I do not feel like #1 anything.  I do not understand how what you have called me to do amounts to much of anything on a day to day basis.  I do not see fruit…yet.  I do not “feel” accomplished, acknowledged, adequate, or amused.  I do not know why this is what I am to do.  But I do know that it is because I know your voice.  And I am content.

I think of these things as I sit on the couch feeling (and looking) more than momish in my mom shirt on the eve of a women’s retreat where a friend I greatly love and admire will speak on a book I greatly love and admire.  She is living the dream I always thought I was made for – the calling I wanted.  Wasn’t I made for…more?  I was.  And this is it.  Yep.  The mom gig.  The “more” is what I hadn’t imagined and the less is what I had.  Ironic.  That is the title of her book: “Made for More.”

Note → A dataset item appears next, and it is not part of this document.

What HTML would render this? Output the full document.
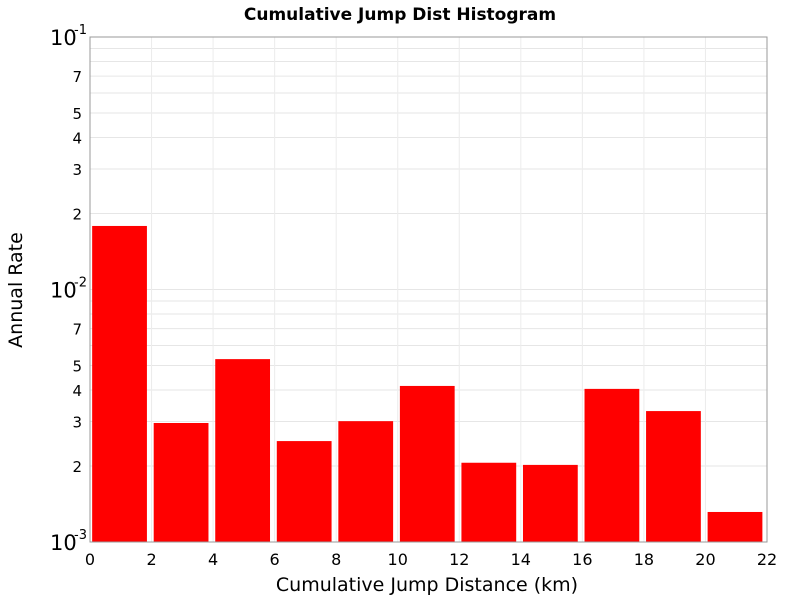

  Who knew I would want what I did not want?  Who knew I was made for a lot more than what I did?  I still have to remind myself to stop pressing my face to the window and turn around sometimes.  Inside the home is where the wisdom of God has called my gaze to rest.  I do not know why I did not get to be that teacher.  I am just thankful that I get to be this one.  Herein lies my purpose and all that God has for me to do.  I will rejoice and be glad in it.